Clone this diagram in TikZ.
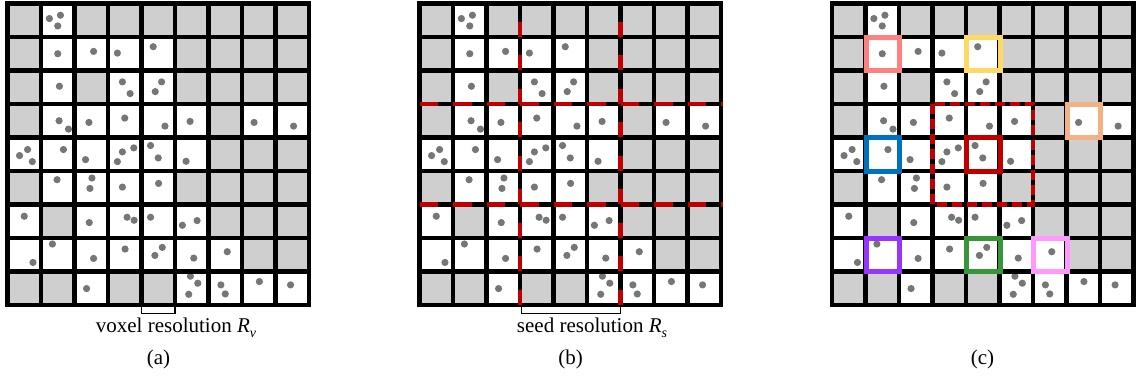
\documentclass[tikz,border=0pt]{standalone}
\usepackage{fontspec}
\setmainfont{Liberation Serif}
\definecolor{cellgray}{RGB}{208,207,208}
\definecolor{dotgray}{RGB}{118,118,118}
\definecolor{seedred}{RGB}{192,0,0}
\definecolor{bxpink}{RGB}{255,128,128}
\definecolor{bxyellow}{RGB}{255,217,102}
\definecolor{bxorange}{RGB}{244,177,131}
\definecolor{bxblue}{RGB}{0,112,192}
\definecolor{bxred}{RGB}{192,0,0}
\definecolor{bxpurple}{RGB}{153,51,255}
\definecolor{bxgreen}{RGB}{55,150,55}
\definecolor{bxviolet}{RGB}{255,153,255}
\tikzset{
  gridline/.style={line width=4.6pt, black, line cap=rect},
  framebox/.style={line width=4.6pt, black, line join=miter},
  vdash/.style={line width=4.4pt, seedred, line cap=butt, dash pattern=on 15pt off 18.5pt, dash phase=15.1pt},
  hdash/.style={line width=4.4pt, seedred, line cap=butt, dash pattern=on 18.5pt off 15pt},
  sqdash/.style={line width=4.6pt, seedred, line cap=butt, dash pattern=on 10pt off 5pt},
  selbox/.style={line width=5pt, line join=miter},
  bracketline/.style={line width=1.4pt, black},
  lbl/.style={font=\fontsize{21}{25}\selectfont, inner sep=0pt, anchor=base},
}
\def\p{33.5}
\newcommand\voxgrid[1]{%
  \begin{scope}[shift={(#1,3.5)}]
    \fill[cellgray] (0,0) rectangle ({9*\p},{9*\p});
    \foreach \r/\cols in {0/{1},1/{1,2,3,4},2/{1,3,4},3/{1,2,3,4,5,7,8},4/{0,1,2,3,4,5},5/{1,2,3,4},6/{0,2,3,4,5},7/{0,1,2,3,4,5,6},8/{2,5,6,7,8}}
      \foreach \c in \cols
        \fill[white] ({\c*\p},{\r*\p}) rectangle ++(\p,\p);
    \foreach \c/\r/\u/\v in {
      1/0/0.25/0.45, 1/0/0.58/0.35, 1/0/0.50/0.67,
      1/1/0.50/0.50, 2/1/0.57/0.43, 3/1/0.28/0.48, 4/1/0.35/0.29,
      1/2/0.55/0.47, 3/2/0.43/0.34, 3/2/0.66/0.69, 4/2/0.60/0.34, 4/2/0.41/0.63,
      1/3/0.54/0.50, 1/3/0.82/0.75, 2/3/0.43/0.55, 3/3/0.50/0.42, 4/3/0.70/0.66, 5/3/0.45/0.52, 7/3/0.36/0.55, 8/3/0.54/0.66,
      0/4/0.36/0.54, 0/4/0.60/0.36, 0/4/0.74/0.72, 1/4/0.67/0.36, 2/4/0.33/0.66, 3/4/0.43/0.43, 3/4/0.77/0.31, 3/4/0.28/0.72, 4/4/0.27/0.24, 4/4/0.50/0.61, 5/4/0.33/0.71,
      1/5/0.48/0.26, 2/5/0.52/0.21, 2/5/0.46/0.52, 3/5/0.43/0.48, 4/5/0.51/0.37,
      0/6/0.50/0.35, 2/6/0.44/0.54, 3/6/0.57/0.38, 3/6/0.78/0.47, 4/6/0.27/0.38, 5/6/0.22/0.62, 5/6/0.66/0.48,
      0/7/0.76/0.73, 1/7/0.34/0.18, 2/7/0.57/0.61, 3/7/0.51/0.33, 4/7/0.62/0.28, 4/7/0.40/0.52, 5/7/0.56/0.60, 6/7/0.56/0.41,
      2/8/0.36/0.51, 5/8/0.46/0.14, 5/8/0.68/0.35, 5/8/0.41/0.68, 6/8/0.37/0.40, 6/8/0.50/0.67, 7/8/0.52/0.30, 8/8/0.45/0.40}
      \fill[dotgray] ({(\c+\u)*\p},{(\r+\v)*\p}) circle[radius=3.6pt];
    \foreach \i in {1,...,8} {
      \draw[gridline] ({\i*\p},0) -- ({\i*\p},{9*\p});
      \draw[gridline] (0,{\i*\p}) -- ({9*\p},{\i*\p});
    }
    \draw[framebox] (0,0) rectangle ({9*\p},{9*\p});
  \end{scope}}
\begin{document}
\begin{tikzpicture}[x=1pt,y=-1pt]
\useasboundingbox (0,0) rectangle (1140,387);
% (a)
\voxgrid{7.5}
% (b)
\voxgrid{419.5}
\begin{scope}[shift={(419.5,3.5)}]
  \foreach \i in {3,6} {
    \draw[vdash] ({\i*\p},0) -- ({\i*\p},{9*\p});
    \draw[hdash] (0,{\i*\p}) -- ({9*\p+2},{\i*\p});
  }
\end{scope}
% (c)
\voxgrid{832}
\begin{scope}[shift={(832,3.5)}]
  \draw[sqdash] ({3*\p},{3*\p}) rectangle ({6*\p},{6*\p});
  \foreach \c/\r/\col in {1/1/bxpink, 4/1/bxyellow, 7/3/bxorange, 1/4/bxblue, 4/4/bxred, 1/7/bxpurple, 4/7/bxgreen, 6/7/bxviolet}
    \draw[selbox, \col] ({\c*\p+0.6},{\r*\p+0.3}) rectangle ({(\c+1)*\p+0.6},{(\r+1)*\p+0.3});
\end{scope}
% brackets
\coordinate (a1) at ({7.5+4*\p},306);
\coordinate (a2) at ({7.5+5*\p},306);
\draw[bracketline] (a1) -- ++(0,7.5) -| (a2);
\coordinate (b1) at ({419.5+3*\p+1.5},306);
\coordinate (b2) at ({419.5+6*\p},306);
\draw[bracketline] (b1) -- ++(0,7.5) -| (b2);
% labels
\node[lbl] (lv) at (176,332) {voxel resolution \textit{R}\raisebox{-0.28em}{\fontsize{14}{14}\selectfont\itshape v}};
\node[lbl] (ls) at (592,332) {seed resolution \textit{R}\raisebox{-0.28em}{\fontsize{14}{14}\selectfont\itshape s}};
\node[lbl] (capa) at (158.5,364) {(a)};
\node[lbl] (capb) at (570.5,364) {(b)};
\node[lbl] (capc) at (982.5,364) {(c)};
\end{tikzpicture}
\end{document}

▶ [EXERCISE DESCRIPTION]:
Every line of the data above should be quoted exactly. Omit the pictures.

▶ [WRITTEN SOLUTION]:
Clone this diagram in TikZ.
\documentclass[tikz,border=0pt]{standalone}
\usepackage{fontspec}
\setmainfont{Liberation Serif}
\definecolor{cellgray}{RGB}{208,207,208}
\definecolor{dotgray}{RGB}{118,118,118}
\definecolor{seedred}{RGB}{192,0,0}
\definecolor{bxpink}{RGB}{255,128,128}
\definecolor{bxyellow}{RGB}{255,217,102}
\definecolor{bxorange}{RGB}{244,177,131}
\definecolor{bxblue}{RGB}{0,112,192}
\definecolor{bxred}{RGB}{192,0,0}
\definecolor{bxpurple}{RGB}{153,51,255}
\definecolor{bxgreen}{RGB}{55,150,55}
\definecolor{bxviolet}{RGB}{255,153,255}
\tikzset{
  gridline/.style={line width=4.6pt, black, line cap=rect},
  framebox/.style={line width=4.6pt, black, line join=miter},
  vdash/.style={line width=4.4pt, seedred, line cap=butt, dash pattern=on 15pt off 18.5pt, dash phase=15.1pt},
  hdash/.style={line width=4.4pt, seedred, line cap=butt, dash pattern=on 18.5pt off 15pt},
  sqdash/.style={line width=4.6pt, seedred, line cap=butt, dash pattern=on 10pt off 5pt},
  selbox/.style={line width=5pt, line join=miter},
  bracketline/.style={line width=1.4pt, black},
  lbl/.style={font=\fontsize{21}{25}\selectfont, inner sep=0pt, anchor=base},
}
\def\p{33.5}
\newcommand\voxgrid[1]{%
  \begin{scope}[shift={(#1,3.5)}]
    \fill[cellgray] (0,0) rectangle ({9*\p},{9*\p});
    \foreach \r/\cols in {0/{1},1/{1,2,3,4},2/{1,3,4},3/{1,2,3,4,5,7,8},4/{0,1,2,3,4,5},5/{1,2,3,4},6/{0,2,3,4,5},7/{0,1,2,3,4,5,6},8/{2,5,6,7,8}}
      \foreach \c in \cols
        \fill[white] ({\c*\p},{\r*\p}) rectangle ++(\p,\p);
    \foreach \c/\r/\u/\v in {
      1/0/0.25/0.45, 1/0/0.58/0.35, 1/0/0.50/0.67,
      1/1/0.50/0.50, 2/1/0.57/0.43, 3/1/0.28/0.48, 4/1/0.35/0.29,
      1/2/0.55/0.47, 3/2/0.43/0.34, 3/2/0.66/0.69, 4/2/0.60/0.34, 4/2/0.41/0.63,
      1/3/0.54/0.50, 1/3/0.82/0.75, 2/3/0.43/0.55, 3/3/0.50/0.42, 4/3/0.70/0.66, 5/3/0.45/0.52, 7/3/0.36/0.55, 8/3/0.54/0.66,
      0/4/0.36/0.54, 0/4/0.60/0.36, 0/4/0.74/0.72, 1/4/0.67/0.36, 2/4/0.33/0.66, 3/4/0.43/0.43, 3/4/0.77/0.31, 3/4/0.28/0.72, 4/4/0.27/0.24, 4/4/0.50/0.61, 5/4/0.33/0.71,
      1/5/0.48/0.26, 2/5/0.52/0.21, 2/5/0.46/0.52, 3/5/0.43/0.48, 4/5/0.51/0.37,
      0/6/0.50/0.35, 2/6/0.44/0.54, 3/6/0.57/0.38, 3/6/0.78/0.47, 4/6/0.27/0.38, 5/6/0.22/0.62, 5/6/0.66/0.48,
      0/7/0.76/0.73, 1/7/0.34/0.18, 2/7/0.57/0.61, 3/7/0.51/0.33, 4/7/0.62/0.28, 4/7/0.40/0.52, 5/7/0.56/0.60, 6/7/0.56/0.41,
      2/8/0.36/0.51, 5/8/0.46/0.14, 5/8/0.68/0.35, 5/8/0.41/0.68, 6/8/0.37/0.40, 6/8/0.50/0.67, 7/8/0.52/0.30, 8/8/0.45/0.40}
      \fill[dotgray] ({(\c+\u)*\p},{(\r+\v)*\p}) circle[radius=3.6pt];
    \foreach \i in {1,...,8} {
      \draw[gridline] ({\i*\p},0) -- ({\i*\p},{9*\p});
      \draw[gridline] (0,{\i*\p}) -- ({9*\p},{\i*\p});
    }
    \draw[framebox] (0,0) rectangle ({9*\p},{9*\p});
  \end{scope}}
\begin{document}
\begin{tikzpicture}[x=1pt,y=-1pt]
\useasboundingbox (0,0) rectangle (1140,387);
% (a)
\voxgrid{7.5}
% (b)
\voxgrid{419.5}
\begin{scope}[shift={(419.5,3.5)}]
  \foreach \i in {3,6} {
    \draw[vdash] ({\i*\p},0) -- ({\i*\p},{9*\p});
    \draw[hdash] (0,{\i*\p}) -- ({9*\p+2},{\i*\p});
  }
\end{scope}
% (c)
\voxgrid{832}
\begin{scope}[shift={(832,3.5)}]
  \draw[sqdash] ({3*\p},{3*\p}) rectangle ({6*\p},{6*\p});
  \foreach \c/\r/\col in {1/1/bxpink, 4/1/bxyellow, 7/3/bxorange, 1/4/bxblue, 4/4/bxred, 1/7/bxpurple, 4/7/bxgreen, 6/7/bxviolet}
    \draw[selbox, \col] ({\c*\p+0.6},{\r*\p+0.3}) rectangle ({(\c+1)*\p+0.6},{(\r+1)*\p+0.3});
\end{scope}
% brackets
\coordinate (a1) at ({7.5+4*\p},306);
\coordinate (a2) at ({7.5+5*\p},306);
\draw[bracketline] (a1) -- ++(0,7.5) -| (a2);
\coordinate (b1) at ({419.5+3*\p+1.5},306);
\coordinate (b2) at ({419.5+6*\p},306);
\draw[bracketline] (b1) -- ++(0,7.5) -| (b2);
% labels
\node[lbl] (lv) at (176,332) {voxel resolution \textit{R}\raisebox{-0.28em}{\fontsize{14}{14}\selectfont\itshape v}};
\node[lbl] (ls) at (592,332) {seed resolution \textit{R}\raisebox{-0.28em}{\fontsize{14}{14}\selectfont\itshape s}};
\node[lbl] (capa) at (158.5,364) {(a)};
\node[lbl] (capb) at (570.5,364) {(b)};
\node[lbl] (capc) at (982.5,364) {(c)};
\end{tikzpicture}
\end{document}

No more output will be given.